▶ [STATED TASK]:
Extract every line from the records below that contains the word "What".

▶ [PROVIDED INFORMATION]:
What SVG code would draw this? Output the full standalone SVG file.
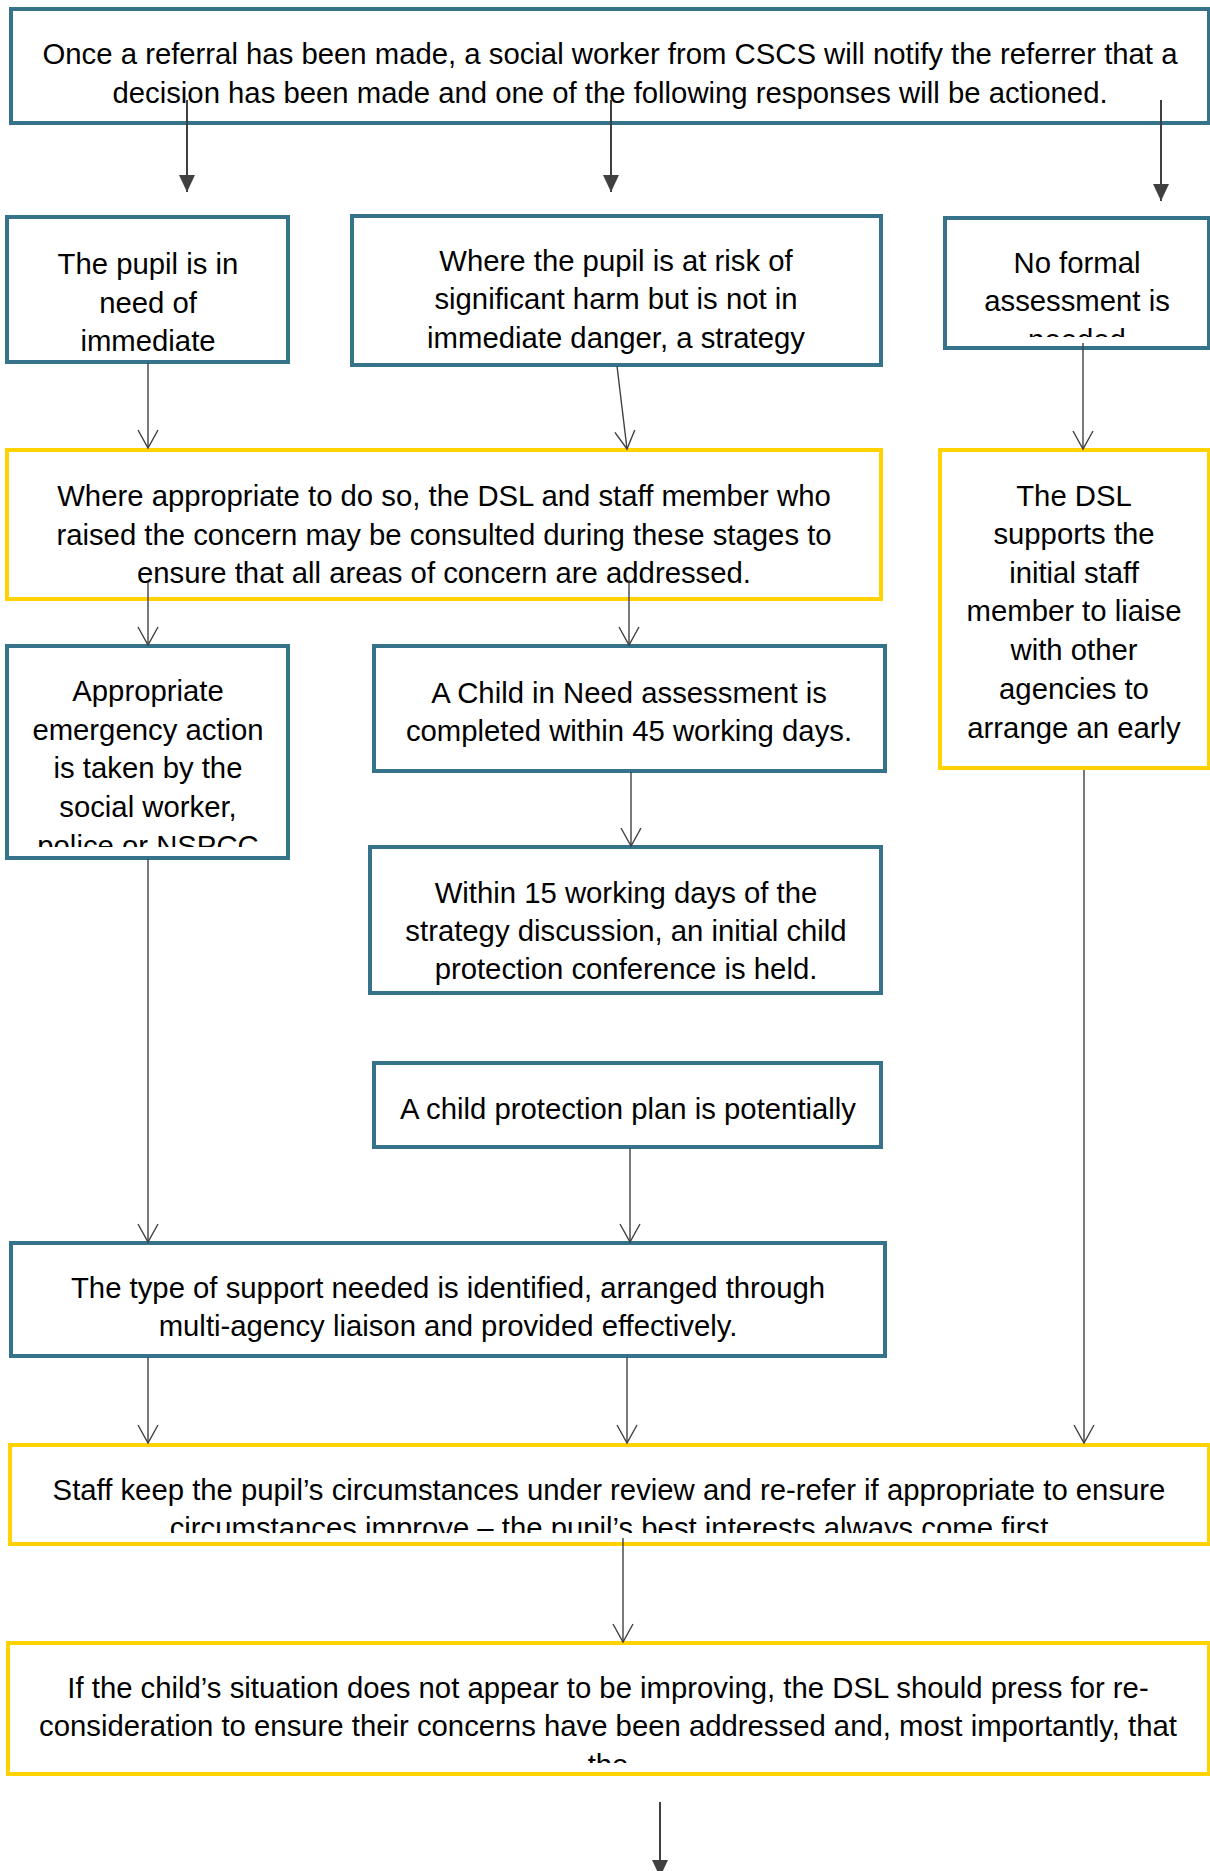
<svg xmlns="http://www.w3.org/2000/svg" width="1210" height="1871" viewBox="0 0 1210 1871">
<style>
.teal{fill:#ffffff;stroke:#35738a;stroke-width:4}
.yel{fill:#ffffff;stroke:#ffd200;stroke-width:4}
.t{font-family:"Liberation Sans",Arial,sans-serif;font-size:29.3px;fill:#000000;text-anchor:middle}
.c{fill:none;stroke:#404040;stroke-width:1.4}
.cf{fill:none;stroke:#404040;stroke-width:2}
</style>
<defs>
<marker id="open" markerUnits="userSpaceOnUse" viewBox="-1 -12 22 24" markerWidth="22" markerHeight="24" refX="18" refY="0" orient="auto">
<path d="M0,-10 L18,0 L0,10" fill="none" stroke="#404040" stroke-width="1.4"/>
</marker>
<marker id="fill" markerUnits="userSpaceOnUse" viewBox="0 -9 18 18" markerWidth="18" markerHeight="18" refX="17" refY="0" orient="auto">
<path d="M0,-8 L17,0 L0,8 Z" fill="#404040"/>
</marker>
<clipPath id="clipC"><rect x="945" y="218" width="264" height="119"/></clipPath>
<clipPath id="clipAppr"><rect x="7" y="646" width="281" height="201"/></clipPath>
<clipPath id="clipStaff"><rect x="10" y="1445" width="1199" height="88"/></clipPath>
<clipPath id="clipIf"><rect x="8" y="1643" width="1201" height="120"/></clipPath>
</defs>

<g id="node-top">
<rect class="teal" x="11" y="9" width="1198" height="114"/>
<text class="t" x="610" y="64">Once a referral has been made, a social worker from CSCS will notify the referrer that a</text>
<text class="t" x="610" y="103">decision has been made and one of the following responses will be actioned.</text>
</g>

<g id="node-immediate">
<rect class="teal" x="7" y="217" width="281" height="145"/>
<text class="t" x="148" y="274">The pupil is in</text>
<text class="t" x="148" y="313">need of</text>
<text class="t" x="148" y="351">immediate</text>
</g>

<g id="node-risk">
<rect class="teal" x="352" y="216" width="529" height="149"/>
<text class="t" x="616" y="271">Where the pupil is at risk of</text>
<text class="t" x="616" y="309">significant harm but is not in</text>
<text class="t" x="616" y="348">immediate danger, a strategy</text>
</g>

<g id="node-noformal">
<rect class="teal" x="945" y="218" width="264" height="130"/>
<g clip-path="url(#clipC)">
<text class="t" x="1077" y="273">No formal</text>
<text class="t" x="1077" y="311">assessment is</text>
<text class="t" x="1077" y="350">needed</text>
</g>
</g>

<g id="node-consult">
<rect class="yel" x="7" y="450" width="874" height="149"/>
<text class="t" x="444" y="506">Where appropriate to do so, the DSL and staff member who</text>
<text class="t" x="444" y="545">raised the concern may be consulted during these stages to</text>
<text class="t" x="444" y="583">ensure that all areas of concern are addressed.</text>
</g>

<g id="node-dsl">
<rect class="yel" x="940" y="450" width="269" height="318"/>
<text class="t" x="1074" y="506">The DSL</text>
<text class="t" x="1074" y="544">supports the</text>
<text class="t" x="1074" y="583">initial staff</text>
<text class="t" x="1074" y="621">member to liaise</text>
<text class="t" x="1074" y="660">with other</text>
<text class="t" x="1074" y="699">agencies to</text>
<text class="t" x="1074" y="738">arrange an early</text>
</g>

<g id="node-emergency">
<rect class="teal" x="7" y="646" width="281" height="212"/>
<g clip-path="url(#clipAppr)">
<text class="t" x="148" y="701">Appropriate</text>
<text class="t" x="148" y="740">emergency action</text>
<text class="t" x="148" y="778">is taken by the</text>
<text class="t" x="148" y="817">social worker,</text>
<text class="t" x="148" y="856">police or NSPCC</text>
</g>
</g>

<g id="node-cin">
<rect class="teal" x="374" y="646" width="511" height="125"/>
<text class="t" x="629" y="703">A Child in Need assessment is</text>
<text class="t" x="629" y="741">completed within 45 working days.</text>
</g>

<g id="node-conference">
<rect class="teal" x="370" y="847" width="511" height="146"/>
<text class="t" x="626" y="903">Within 15 working days of the</text>
<text class="t" x="626" y="941">strategy discussion, an initial child</text>
<text class="t" x="626" y="979">protection conference is held.</text>
</g>

<g id="node-plan">
<rect class="teal" x="374" y="1063" width="507" height="84"/>
<text class="t" x="628" y="1119">A child protection plan is potentially</text>
</g>

<g id="node-support">
<rect class="teal" x="11" y="1243" width="874" height="113"/>
<text class="t" x="448" y="1298">The type of support needed is identified, arranged through</text>
<text class="t" x="448" y="1336">multi-agency liaison and provided effectively.</text>
</g>

<g id="node-review">
<rect class="yel" x="10" y="1445" width="1199" height="99"/>
<g clip-path="url(#clipStaff)">
<text class="t" x="609" y="1500">Staff keep the pupil’s circumstances under review and re-refer if appropriate to ensure</text>
<text class="t" x="609" y="1538">circumstances improve – the pupil’s best interests always come first</text>
</g>
</g>

<g id="node-press">
<rect class="yel" x="8" y="1643" width="1201" height="131"/>
<g clip-path="url(#clipIf)">
<text class="t" x="608" y="1698">If the child’s situation does not appear to be improving, the DSL should press for re-</text>
<text class="t" x="608" y="1736">consideration to ensure their concerns have been addressed and, most importantly, that</text>
<text class="t" x="608" y="1775">the</text>
</g>
</g>

<g id="connectors">
<line class="cf" x1="187" y1="100" x2="187" y2="192" marker-end="url(#fill)"/>
<line class="cf" x1="611" y1="100" x2="611" y2="192" marker-end="url(#fill)"/>
<line class="cf" x1="1161" y1="100" x2="1161" y2="201" marker-end="url(#fill)"/>
<line class="c" x1="148" y1="363" x2="148" y2="448" marker-end="url(#open)"/>
<line class="c" x1="617" y1="366" x2="627" y2="449" marker-end="url(#open)"/>
<line class="c" x1="1083" y1="343" x2="1083" y2="449" marker-end="url(#open)"/>
<line class="c" x1="148" y1="582" x2="148" y2="645" marker-end="url(#open)"/>
<line class="c" x1="629" y1="580" x2="629" y2="645" marker-end="url(#open)"/>
<line class="c" x1="631" y1="772" x2="631" y2="846" marker-end="url(#open)"/>
<line class="c" x1="148" y1="859" x2="148" y2="1242" marker-end="url(#open)"/>
<line class="c" x1="630" y1="1148" x2="630" y2="1242" marker-end="url(#open)"/>
<line class="c" x1="1084" y1="770" x2="1084" y2="1443" marker-end="url(#open)"/>
<line class="c" x1="148" y1="1357" x2="148" y2="1443" marker-end="url(#open)"/>
<line class="c" x1="627" y1="1357" x2="627" y2="1443" marker-end="url(#open)"/>
<line class="c" x1="623" y1="1538" x2="623" y2="1642" marker-end="url(#open)"/>
<line class="cf" x1="660" y1="1802" x2="660" y2="1877" marker-end="url(#fill)"/>
</g>
</svg>
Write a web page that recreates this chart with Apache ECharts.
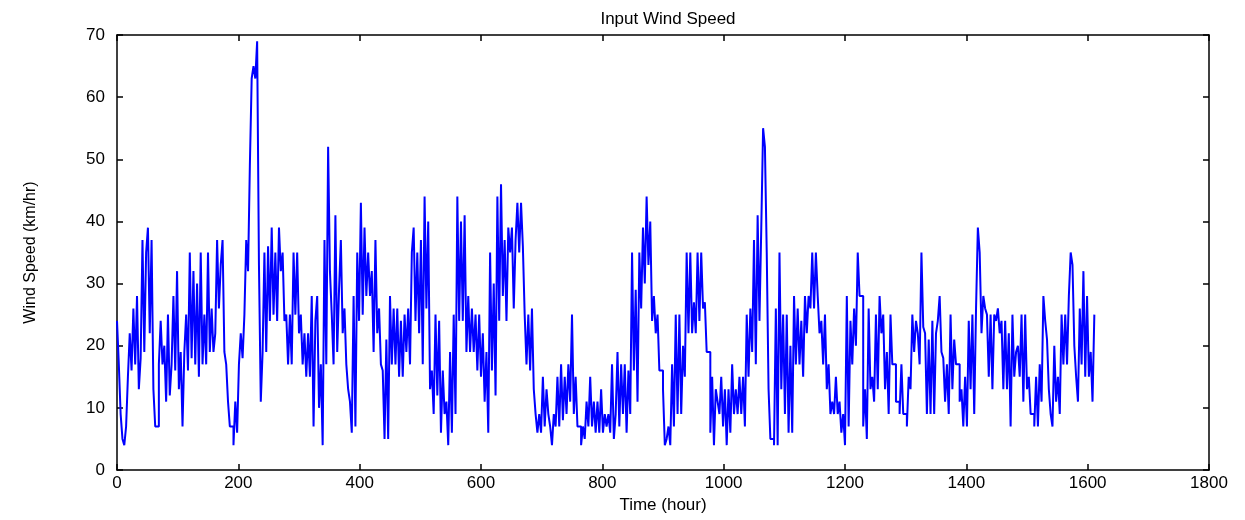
<!DOCTYPE html>
<html>
<head>
    <meta charset="utf-8" />
    <title>Input Wind Speed</title>
    <script src="https://cdn.jsdelivr.net/npm/echarts@6/dist/echarts.min.js"></script>
    <style>
        html, body { margin: 0; padding: 0; background: #fff; }
        #main { width: 1245px; height: 520px; }
    </style>
</head>
<body>
    <div id="main"></div>
    <script type="text/javascript">
        // hourly wind speed at a 3 hour step (km/hr)
        var stepHours = 3;
        var speed0 = [24, 17, 9, 5, 4, 7, 15, 22, 16, 26, 17, 28, 13, 18, 37, 19, 35, 39, 22, 37, 13, 7, 7, 17, 24, 17, 20, 11, 25, 12, 17, 28, 16, 32, 13, 19, 7, 19, 25, 16, 35, 18, 32, 17, 30, 15, 35, 17, 25, 17, 35, 19, 26, 19, 22];
        var speed1 = [37, 26, 33, 37, 19, 17, 11, 7, 7, 4, 11, 6, 17, 22, 18, 25, 37, 32, 49, 63, 65, 63, 69, 33, 11, 19, 35, 19, 36, 24, 39, 25, 35, 24, 39, 32, 35, 24, 25, 17, 25, 17, 35, 25, 35, 22, 25, 17, 22, 15, 22, 15, 28, 7, 24];
        var speed2 = [28, 10, 17, 4, 37, 17, 52, 32, 25, 17, 41, 19, 29, 37, 22, 26, 17, 13, 11, 6, 28, 7, 35, 24, 43, 25, 39, 28, 35, 28, 32, 19, 37, 22, 26, 17, 16, 5, 21, 5, 28, 17, 26, 17, 26, 15, 24, 15, 25, 19, 26, 17, 35, 39, 24];
        var speed3 = [35, 22, 37, 17, 44, 26, 40, 13, 16, 9, 25, 12, 24, 6, 16, 9, 11, 4, 19, 6, 25, 9, 44, 24, 40, 24, 41, 19, 28, 19, 26, 19, 25, 16, 25, 15, 22, 11, 19, 6, 35, 16, 30, 12, 44, 24, 46, 28, 37, 24, 39, 35, 39, 26, 37];
        var speed4 = [43, 35, 43, 36, 25, 17, 25, 16, 26, 13, 9, 6, 9, 6, 15, 7, 13, 9, 7, 4, 9, 7, 15, 7, 17, 8, 15, 9, 17, 11, 25, 9, 15, 7, 7, 4, 7, 5, 11, 7, 15, 7, 11, 6, 11, 6, 13, 6, 9, 7, 9, 6, 17, 5, 9];
        var speed5 = [19, 7, 17, 9, 17, 6, 16, 9, 35, 16, 29, 11, 35, 26, 39, 30, 44, 33, 40, 24, 28, 22, 25, 16, 16, 13, 4, 5, 7, 4, 17, 7, 25, 9, 25, 9, 20, 15, 35, 22, 35, 22, 27, 22, 35, 24, 35, 26, 27, 19, 19, 6, 15, 4, 13];
        var speed6 = [11, 9, 15, 7, 13, 4, 13, 6, 17, 9, 13, 9, 15, 9, 15, 7, 25, 15, 26, 19, 37, 17, 41, 24, 39, 55, 52, 35, 13, 5, 5, 4, 26, 4, 35, 13, 25, 9, 25, 6, 20, 6, 28, 17, 26, 17, 24, 15, 28, 22, 28, 26, 35, 26, 35];
        var speed7 = [28, 22, 24, 17, 25, 13, 17, 9, 11, 9, 15, 9, 11, 6, 9, 4, 28, 7, 24, 17, 26, 20, 35, 28, 28, 7, 13, 5, 26, 13, 15, 11, 25, 13, 28, 22, 25, 13, 19, 9, 25, 17, 17, 11, 11, 9, 17, 9, 9, 7, 15, 13, 25, 19, 24];
        var speed8 = [22, 17, 35, 23, 22, 9, 21, 9, 24, 9, 22, 24, 28, 19, 18, 11, 17, 9, 25, 13, 21, 17, 17, 11, 13, 7, 15, 7, 24, 13, 25, 9, 26, 39, 35, 22, 28, 26, 25, 15, 25, 13, 25, 24, 26, 22, 24, 13, 24, 13, 22, 7, 25, 15, 19];
        var speed9 = [20, 15, 25, 11, 25, 13, 15, 9, 9, 7, 15, 7, 17, 11, 28, 24, 21, 13, 9, 7, 20, 11, 15, 9, 25, 17, 25, 17, 28, 35, 33, 20, 15, 11, 26, 17, 32, 15, 28, 15, 19, 11, 25];

        var xTicks = [0, 1800, 200];
        var yTicks = [0, 70, 10];

        // stairs: each reading is held for stepHours, then jumps straight up or down
        var speed = [].concat(speed0, speed1, speed2, speed3, speed4, speed5, speed6, speed7, speed8, speed9);
        var lineData = [];
        for (var i = 0; i < speed.length; i++) {
            if (i > 0) {
                lineData.push([i * stepHours, speed[i - 1]]);
            }
            lineData.push([i * stepHours, speed[i]]);
        }

        var fontName = 'Liberation Sans, Arial, sans-serif';
        var tickStyle = { show: true, inside: true, length: 6, lineStyle: { color: '#000', width: 1.5 } };
        var frameLine = { show: true, onZero: false, lineStyle: { color: '#000', width: 1.5 } };
        var plainNum = function (v) { return String(v); };

        var option = {
            animation: false,
            backgroundColor: '#fff',
            title: {
                text: 'Input Wind Speed',
                left: 663,
                textAlign: 'center',
                top: 6,
                textStyle: {
                    color: '#000',
                    fontFamily: fontName,
                    fontWeight: 'normal',
                    fontSize: 17
                }
            },
            grid: {
                left: 117,
                right: 36,
                top: 35,
                bottom: 50
            },
            xAxis: [{
                type: 'value',
                min: xTicks[0],
                max: xTicks[1],
                interval: xTicks[2],
                name: 'Time (hour)',
                nameLocation: 'middle',
                nameGap: 27,
                nameTextStyle: { color: '#000', fontFamily: fontName, fontSize: 17 },
                axisLine: frameLine,
                axisTick: tickStyle,
                axisLabel: { color: '#000', fontFamily: fontName, fontSize: 17, margin: 5, formatter: plainNum },
                splitLine: { show: false }
            }, {
                type: 'value',
                position: 'top',
                min: xTicks[0],
                max: xTicks[1],
                interval: xTicks[2],
                axisLine: frameLine,
                axisTick: tickStyle,
                axisLabel: { show: false },
                splitLine: { show: false }
            }],
            yAxis: [{
                type: 'value',
                min: yTicks[0],
                max: yTicks[1],
                interval: yTicks[2],
                name: 'Wind Speed (km/hr)',
                nameLocation: 'middle',
                nameGap: 78,
                nameTextStyle: {
                    color: '#000',
                    fontFamily: 'Liberation Sans Narrow, Liberation Sans, Arial, sans-serif',
                    fontSize: 16
                },
                axisLine: frameLine,
                axisTick: tickStyle,
                axisLabel: { color: '#000', fontFamily: fontName, fontSize: 17, margin: 12, formatter: plainNum },
                splitLine: { show: false }
            }, {
                type: 'value',
                position: 'right',
                min: yTicks[0],
                max: yTicks[1],
                interval: yTicks[2],
                axisLine: frameLine,
                axisTick: tickStyle,
                axisLabel: { show: false },
                splitLine: { show: false }
            }],
            series: [{
                name: 'Wind Speed',
                type: 'line',
                xAxisIndex: 0,
                yAxisIndex: 0,
                showSymbol: false,
                symbol: 'none',
                lineStyle: { color: '#0000ff', width: 2 },
                data: lineData
            }]
        };

        var myChart = echarts.init(document.getElementById('main'));
        myChart.setOption(option);
    </script>
</body>
</html>
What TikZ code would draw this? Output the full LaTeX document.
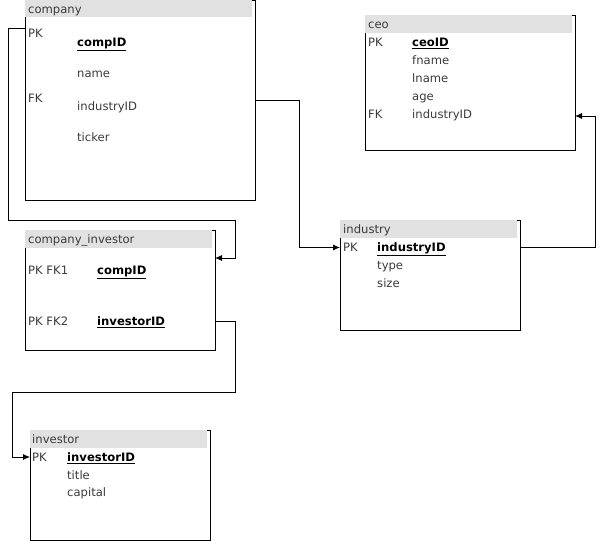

▶ [OUTPUT FOR THIS TASK]:
What SVG code would draw this? Output the full standalone SVG file.
What TikZ code would draw this? Output the full LaTeX document.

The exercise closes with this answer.